United States President Donald Trump has intensified economic measures against India by slapping an additional 25 percent tariff on its goods. The move, unveiled through an executive order on Wednesday, directly responds to India’s ongoing oil imports from Russia — a stream of revenue Washington sees as sustaining Moscow’s war in Ukraine.
Set to take effect in three weeks, the latest tariff builds on a prior 25 percent duty already scheduled to begin on Thursday. This layered approach underscores the U.S. administration’s impatience with countries that continue to engage with Russia commercially despite global calls for sanctions.
Beyond India, the order cautions that other nations engaged in “direct or indirect” oil trading with the Russian Federation may also find themselves under scrutiny.
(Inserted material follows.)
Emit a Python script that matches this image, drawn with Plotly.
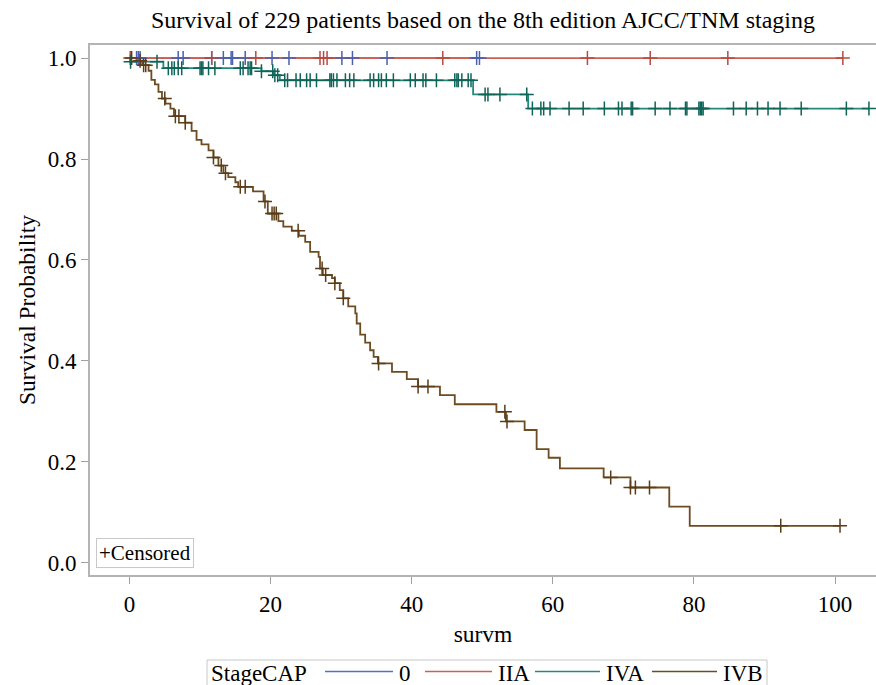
import plotly.graph_objects as go

# ---------------- data ----------------
groups = ["0", "IIA", "IVA", "IVB"]
colors = {"0": "#5570bd", "IIA": "#cc5f55", "IVA": "#24897d", "IVB": "#6e4c22"}
mark_colors = {"0": "#4a60b0", "IIA": "#b84a40", "IVA": "#0f6458", "IVB": "#5a3c18"}

# step (event) times and survival after each step
steps_0_t = []
steps_0_s = []
steps_IIA_t = []
steps_IIA_s = []
steps_IVA_t = [0.1, 4.8, 18.7, 20.4, 21.3, 48.7, 56.5]
steps_IVA_s = [0.993, 0.980, 0.974, 0.966, 0.956, 0.928, 0.900]
steps_IVB_t = [1.0, 1.8, 2.7, 3.1, 3.6, 4.1, 4.6, 5.1, 5.8, 6.3, 7.9, 8.8, 9.5, 10.2,
               11.2, 11.9, 12.6, 13.3, 14.0, 15.0, 15.4, 17.5, 19.0, 19.6, 21.1, 21.8,
               23.0, 24.0, 24.9, 25.6, 26.8, 27.0, 27.4, 28.7, 29.1, 29.8, 30.3, 31.0,
               32.0, 32.2, 32.7, 33.4, 34.1, 34.6, 35.2, 37.2, 39.3, 40.9, 44.0, 46.1,
               52.0, 53.35, 56.0, 57.7, 59.4, 61.0, 67.2, 71.0, 76.5, 79.4]
steps_IVB_s = [0.995, 0.986, 0.975, 0.957, 0.948, 0.933, 0.920, 0.910, 0.900, 0.885,
               0.872, 0.856, 0.838, 0.829, 0.817, 0.803, 0.787, 0.772, 0.764, 0.754,
               0.745, 0.736, 0.716, 0.692, 0.677, 0.666, 0.658, 0.648, 0.636, 0.616,
               0.606, 0.583, 0.570, 0.564, 0.554, 0.540, 0.524, 0.508, 0.494, 0.474,
               0.452, 0.436, 0.421, 0.408, 0.395, 0.378, 0.364, 0.349, 0.332, 0.314,
               0.299, 0.280, 0.263, 0.225, 0.208, 0.187, 0.169, 0.149, 0.111, 0.073]

# censored times
cens_0 = [1.0, 1.25, 1.5, 6.9, 7.6, 11.65, 13.3, 14.4, 14.6, 16.4, 20.2, 22.6,
          30.1, 31.6, 36.5, 49.2, 49.6]
cens_IIA = [0.1, 11.65, 17.9, 27.0, 27.5, 28.0, 44.4, 64.9, 73.8, 84.8, 101.1]
cens_IVA = [0.15, 3.9, 5.5, 6.0, 6.35, 6.9, 7.4, 10.0, 10.2, 10.4, 11.2, 12.1, 15.7,
            16.1, 16.8, 17.1, 17.3, 18.7, 20.3, 20.6, 21.0, 22.0, 22.4, 23.6, 24.2,
            25.1, 25.6, 26.5, 28.4, 28.6, 28.9, 29.4, 30.6, 31.2, 31.8, 34.1, 34.6,
            35.3, 35.7, 36.4, 37.4, 39.8, 40.5, 41.6, 42.0, 43.5, 46.1, 46.4, 46.6,
            47.1, 48.0, 48.4, 50.4, 50.8, 52.5, 56.3, 57.1, 58.3, 58.7, 59.6, 62.3,
            64.3, 67.3, 69.3, 69.8, 71.1, 71.3, 74.5, 76.6, 78.8, 79.0, 80.7, 80.9,
            81.1, 81.3, 85.6, 87.4, 89.0, 90.5, 92.2, 95.2, 101.6, 104.8]
cens_IVB = [0.3, 1.5, 2.0, 2.3, 5.0, 6.5, 7.0, 7.9, 11.9, 13.0, 13.6, 15.7, 16.4,
            19.2, 20.2, 20.5, 20.8, 23.9, 27.3, 27.8, 29.1, 30.3, 35.3, 40.9, 42.3,
            53.2, 53.5, 68.2, 71.0, 71.7, 73.7, 92.3, 100.7]

steps = {"0": (steps_0_t, steps_0_s), "IIA": (steps_IIA_t, steps_IIA_s),
         "IVA": (steps_IVA_t, steps_IVA_s), "IVB": (steps_IVB_t, steps_IVB_s)}
cens = {"0": cens_0, "IIA": cens_IIA, "IVA": cens_IVA, "IVB": cens_IVB}


def surv_at(ts, ss, t):
    v = 1.0
    for a, b in zip(ts, ss):
        if a <= t:
            v = b
    return v


FONT = "Liberation Serif"
fig = go.Figure()

for g in groups:
    ts, ss = steps[g]
    end = max(cens[g] + ts)
    x = [0.0] + list(ts) + [end]
    y = [1.0] + list(ss) + [ss[-1] if ss else 1.0]
    fig.add_trace(go.Scatter(x=x, y=y, mode="lines", line=dict(shape="hv", color=colors[g], width=1.8),
                             name=g, legendgroup=g, showlegend=False, hoverinfo="skip"))

for g in groups:
    ts, ss = steps[g]
    cx = cens[g]
    cy = [surv_at(ts, ss, t) for t in cx]
    fig.add_trace(go.Scatter(x=cx, y=cy, mode="markers", showlegend=False, legendgroup=g,
                             marker=dict(symbol="cross-thin", size=10,
                                         line=dict(color=mark_colors[g], width=1.5))))

# ---------- layout geometry ----------
W, H = 876, 685
ML, MT, MB = 90, 45, 110
PW, PH = W - ML, H - MT - MB


def px_x(p):  # screen pixel -> paper x
    return (p - ML) / PW


def px_y(p):  # screen pixel -> paper y
    return (H - MB - p) / PH


# bottom legend (drawn manually to mimic long line samples)
shapes = [dict(type="rect", xref="paper", yref="paper", x0=px_x(207), x1=px_x(767),
               y0=px_y(700), y1=px_y(660), line=dict(color="#c8c8c8", width=1),
               fillcolor="white", layer="above")]
annotations = [dict(text="StageCAP", xref="paper", yref="paper", x=px_x(209), y=px_y(673),
                    xanchor="left", yanchor="middle", showarrow=False,
                    font=dict(family=FONT, size=23, color="black"))]
leg_line = {"0": (325, 393), "IIA": (425, 492), "IVA": (535, 600), "IVB": (652, 717)}
for g in groups:
    a, b = leg_line[g]
    shapes.append(dict(type="line", xref="paper", yref="paper", x0=px_x(a), x1=px_x(b),
                       y0=px_y(671.5), y1=px_y(671.5), line=dict(color=colors[g], width=1.5)))
    annotations.append(dict(text=g, xref="paper", yref="paper", x=px_x(b + 4), y=px_y(673),
                            xanchor="left", yanchor="middle", showarrow=False,
                            font=dict(family=FONT, size=23, color="black")))

annotations.append(dict(text="+Censored", xref="paper", yref="paper", x=px_x(96), y=px_y(568),
                        xanchor="left", yanchor="bottom", showarrow=False,
                        font=dict(family=FONT, size=21, color="black"),
                        bordercolor="#c8c8c8", borderwidth=1, borderpad=2, bgcolor="white"))

fig.update_layout(
    width=W, height=H,
    margin=dict(l=ML, r=0, t=MT, b=MB, autoexpand=False),
    paper_bgcolor="white", plot_bgcolor="white",
    font=dict(family=FONT, size=23, color="black"),
    title=dict(text="Survival of 229 patients based on the 8th edition AJCC/TNM staging",
               x=0.5, xref="paper", xanchor="center", y=1 - 20 / H, yanchor="middle",
               font=dict(family=FONT, size=24, color="black")),
    showlegend=False,
    shapes=shapes,
    annotations=annotations,
)
fig.update_xaxes(range=[-5.6, 105.8], tickvals=[0, 20, 40, 60, 80, 100], ticks="outside",
                 ticklen=7, tickcolor="#a0a0a0", showline=True, linecolor="#b4b4b4", linewidth=2,
                 mirror=True, showgrid=False, zeroline=False, automargin=False,
                 title=dict(text="survm", font=dict(family=FONT, size=23.5), standoff=10),
                 tickfont=dict(family=FONT, size=23))
fig.update_yaxes(range=[-0.0244, 1.026], tickvals=[0, 0.2, 0.4, 0.6, 0.8, 1.0], tickformat=".1f",
                 ticks="outside", ticklen=7, tickcolor="#a0a0a0", showline=True, linecolor="#b4b4b4",
                 linewidth=2, mirror=True, showgrid=False, zeroline=False, automargin=False,
                 title=dict(text="Survival Probability", font=dict(family=FONT, size=23.5), standoff=5),
                 tickfont=dict(family=FONT, size=23))

fig.write_html("out.html", config={"displayModeBar": False},
               post_script="document.body.style.margin='0';document.body.style.overflow='hidden';")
Still, some commodities are spared. The executive order specifically notes exemptions for products already facing sector-specific duties, including steel, aluminum, and pharmaceuticals — a sign that Washington is still weighing the economic implications for vital industries.
This growing confrontation adds a new wrinkle to India-U.S. relations. India has openly pushed back, with its foreign ministry labeling the American demands as “unjustified and unreasonable” and asserting its sovereign right to craft its energy policies.
Adding to the intrigue, diplomatic activity has intensified: India’s National Security Adviser was in Moscow Wednesday, while Steve Witkoff, a senior U.S. official, made a parallel visit to the Russian capital.
Analysts predict heightened tensions as Washington attempts to extend its influence through economic levers, aiming to starve Russia’s war chest and compel broader compliance on the international stage.